Grammar: Spanish verbs

Imperative mood – Imperativo

When we need to give someone an instruction or order (for example, “read!”), We use the imperative mood. In Spanish, only the affirmative form of the imperative mood (directions) is called imperativo. We will talk about the negative form (prohibitions) a little later. Let’s first look at how to phrase directions in imperative:

Pronoun -ar: hablar (to speak, to talk) -er: correr (to run) -ir: escribir (to write)
habla (Speak!) corre (Run!) escribe (Write!)
vosotros hablad (Speak! plural) corred (Run! plural) escribid (Write! plural)
nosotros hablemos (Let’s speak!) corramos (Let’s run!) escribamos (Let’s write!)
usted hable (Speak! – polite singular) corra (Run! – polite singular) escriba (Write! – polite singular)
ustedes hablen (Speak! – polite plural ) corran (Run! – polite plural) escriban (Write! – polite plural)

4 ways of saying “speak!”

As you can see from the table below, when telling someone “speak…!” you need to choose between 4 different forms: habla, hablad, hable, and hablen. Let’s take a look at the following examples to understand who we are talking to in each case:

  • tú (singular): Sandra, habla con tu madre – Sandra, talk to your mother.
  • vosotros (plural): Niños, hablad más bajo por favor. – Children, lower your voice, please.
  • usted (polite singular): Señor López, hable por favor. – Mister López, you may speak now.
  • ustedes (polite plural): Señores, hablen más claro por favor. – Gentlemen, please speak more clearly.

Please note that verbs which have irregular forms in the present tense will have corresponding changes in the imperative mood:

Pronoun o ⇒ ue: dormir (to sleep) e ⇒ ie : entender (to understand) e ⇒ i : repetir (to repeat)
duerme entiende repite
vosotros dormid entended repetid
nosotros dormamos entendamos repitamos
usted duerma entienda repita
ustedes duerman entiendan repitan

About Spanish Culture
Why repeat words twice?

Spaniards like to repeat words in order to be polite, for example, “Come in, come in!”:

  • Deja, deja, no hace falta hacerlo. – Don’t worry, leave it, there’s no need to do this.
  • ¡Pase, pase!Come in!

These are the most important irregular forms :

Pronoun decir (to say) hacer (to do, to make) ir (to go) oír (to hear) tener (to have) traer (to bring) venir (to come) salir (to go out)
di haz ve oye ten trae ven sal
vosotros decid haced id oíd tened traed venid salid
nosotros digamos hagamos vayamos oigamos tengamos traigamos vengamos salgamos
usted diga haga vaya oiga tenga traiga venga salga
ustedes digan hagan vayan oigan tengan traigan vengan salgan

The infinitive is often used to express directions and prohibitions in Spanish. You can see similar phrases on street signs and signs (especially in negative form).

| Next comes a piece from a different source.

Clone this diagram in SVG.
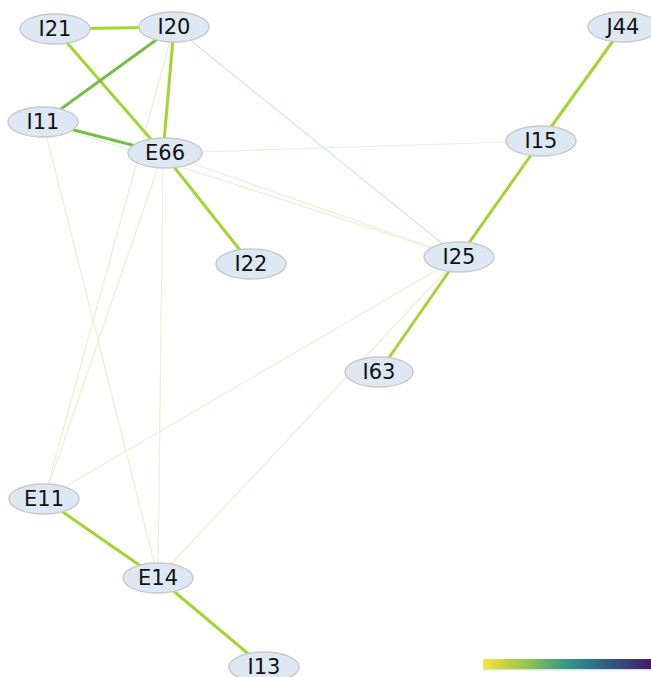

  • No pasar – Do not cross
  • No fumar – Do not smoke
  • No usar el teléfono – Do not use the phone

Now let’s look at how the NEGATIVE form of the imperative is formed (prohibitions).

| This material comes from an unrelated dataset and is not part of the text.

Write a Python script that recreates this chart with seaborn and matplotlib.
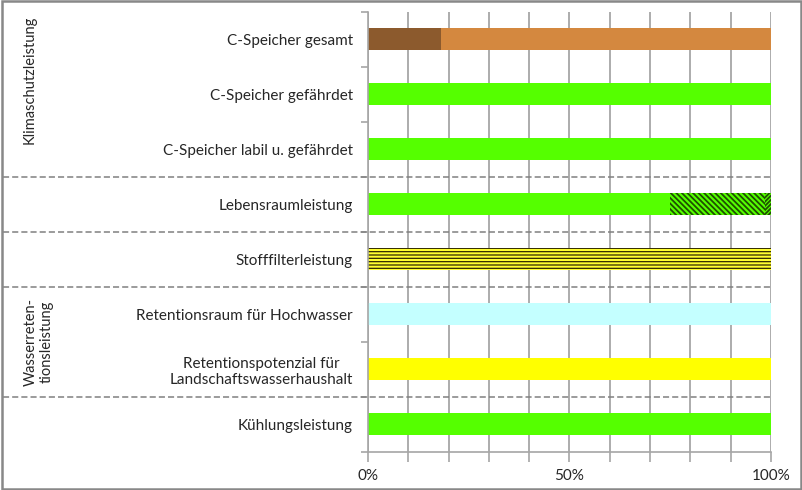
import pandas as pd
import seaborn as sns
import matplotlib.pyplot as plt
from matplotlib.patches import Rectangle

# categories, top to bottom
categories = ['C-Speicher gesamt', 'C-Speicher gefährdet', 'C-Speicher labil u. gefährdet',
              'Lebensraumleistung', 'Stofffilterleistung', 'Retentionsraum für Hochwasser',
              'Retentionspotenzial für\nLandschaftswasserhaushalt', 'Kühlungsleistung']

# share in % of each stacked segment
seg_1 = [18, 100, 100, 75, 100, 100, 100, 100]
seg_2 = [82, 0, 0, 23.5, 0, 0, 0, 0]
seg_3 = [0, 0, 0, 1.5, 0, 0, 0, 0]

green = '#55FF00'
col_1 = ['#8C5A2D', green, green, green, '#FFFF30', '#C4FFFF', '#FFFF00', green]
col_2 = ['#D4883F', green, green, green, green, green, green, green]
col_3 = [green] * 8
hatch_1 = ['', '', '', '', '-----', '', '', '']
hatch_2 = ['', '', '', '\\' * 6, '', '', '', '']
hatch_3 = ['', '', '', '/' * 8, '', '', '', '']
hatch_col = ['none', 'none', 'none', '#1E5000', '#302800', 'none', 'none', 'none']
hatch_lw = [1, 1, 1, 1.3, 0.9, 1, 1, 1]

group_lines = [2.5, 3.5, 4.5, 6.5]

sns.set_theme(style='white')
plt.rcParams['font.family'] = ['Lato', 'DejaVu Sans']
plt.rcParams['hatch.linewidth'] = 1.3

fig = plt.figure(figsize=(8.03, 4.90), dpi=100)
ax = fig.add_axes([0.4583, 0.0776, 0.5018, 0.898])

segs = [seg_1, seg_2, seg_3]
cols = [col_1, col_2, col_3]
hatches = [hatch_1, hatch_2, hatch_3]

# draw cumulative layers from the outermost down so the inner ones sit on top
cum = [seg_1]
cum.append([a + b for a, b in zip(seg_1, seg_2)])
cum.append([a + b for a, b in zip(cum[1], seg_3)])

for k in [2, 1, 0]:
    df = pd.DataFrame({'cat': categories, 'val': cum[k], 'w': segs[k]})
    df = df[df['w'] > 0]
    pal = {c: cols[k][i] for i, c in enumerate(categories)}
    n0 = len(ax.patches)
    sns.barplot(data=df, x='val', y='cat', hue='cat', palette=pal, order=categories,
                hue_order=categories, dodge=False, legend=False, errorbar=None,
                width=0.4, saturation=1, linewidth=0, ax=ax)
    for p in ax.patches[n0:]:
        if p.get_width() <= 0:
            continue
        i = int(round(p.get_y() + p.get_height() / 2))
        if hatches[k][i]:
            p.set_hatch(hatches[k][i])
            p.set_edgecolor(hatch_col[i])
            p.set_linewidth(0)
            if hasattr(p, 'set_hatch_linewidth'):
                p.set_hatch_linewidth(hatch_lw[i])

ax.set_xlim(0, 100)
ax.set_ylim(7.5, -0.5)
ax.set_xlabel('')
ax.set_ylabel('')

ax.set_xticks([0, 50, 100])
ax.set_xticklabels(['0%', '50%', '100%'])
ax.set_xticks(range(0, 101, 10), minor=True)
ax.xaxis.grid(True, which='minor', color='#A6A6A6', linewidth=1.3)
ax.xaxis.grid(True, which='major', color='#A6A6A6', linewidth=1.3)
ax.set_axisbelow(True)
ax.tick_params(axis='x', which='both', direction='out', length=7, color='#A6A6A6',
               width=1.2, bottom=True, labelsize=11, pad=5)

ax.set_yticks(range(len(categories)))
ax.set_yticklabels(categories)
ax.set_yticks([i - 0.5 for i in range(len(categories) + 1)], minor=True)
ax.tick_params(axis='y', which='major', length=0, labelsize=11, pad=11)
ax.tick_params(axis='y', which='minor', direction='out', length=5, color='#A6A6A6',
               width=1.2, left=True)
for lab in ax.get_yticklabels():
    lab.set_multialignment('center')

for side in ['top', 'right']:
    ax.spines[side].set_visible(False)
for side in ['left', 'bottom']:
    ax.spines[side].set_color('#A6A6A6')
    ax.spines[side].set_linewidth(1.2)

# dashed separators between groups
for y in group_lines:
    ax.plot([-0.905, 1.0], [y, y], transform=ax.get_yaxis_transform(), clip_on=False,
            color='#808080', linestyle=(0, (4, 2)), linewidth=1.1)

fig.text(30 / 803, 1 - 80 / 490, 'Klimaschutzleistung', rotation=90,
         ha='center', va='center', fontsize=10.5)
fig.text(39 / 803, 1 - 342 / 490, 'Wasserreten-\ntionsleistung', rotation=90,
         ha='center', va='center', fontsize=10.5, multialignment='center')

fig.patches.append(Rectangle((0.002, 0.003), 0.995, 0.994, transform=fig.transFigure,
                             fill=False, edgecolor='#888888', linewidth=1.8))

plt.savefig('out.png', dpi=100)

When we ask someone NOT to do something, in Spanish we use the subjunctive . If you are not familiar with the subjunctive yet, remember the simple rule of “opposite endings” : Verbs with -ar endings form the subjunctive with the letter “e”, and verbs ending in -er or -ir form it with the letter “a”. Look at the table and you will immediately understand:

Pronoun entrar (to come in) comer (to eat) escribir (to write)
no entres no comas no escribas
vosotros no entréis no comáis no escribáis
nosotros no entremos no comamos no escribamos
usted no entre no coma no escriba
ustedes no entren no coman no escriban

Let’s speak correctly!
Where to put the pronouns?

When we use the AFFIRMATIVE form of the imperative (directions), the pronoun is placed after the verb and they are written together:

  • ¿Ves este vaso? Dámelo. – Do you see that glass? Pass it to me.
  • Cuéntamelo. – Tell me.

When we use the NEGATIVE form of the imperative, the pronoun is placed before the verb and is written separately:

  • No lo comas. – Don’t eat this.
  • No te preocupes. – Don’t worry.

… and the last rule:

If a reflexive pronoun is added to the form of the imperative, then in the form “vosotros” the letter “d” is dropped , and in the form “nosotros” – the letter“s”:

  • Sentaos aquí. – Sit here (pl).
  • Vámonos. – Let’s go.

To understand the logic behind dropping the letter “d” in the form “vosotros”, think about the fact that if it remained in the word, then the form of the imperative could be confused with the form of the participle:

  • Estamos sentados en una terraza. – We are sitting on a terrace.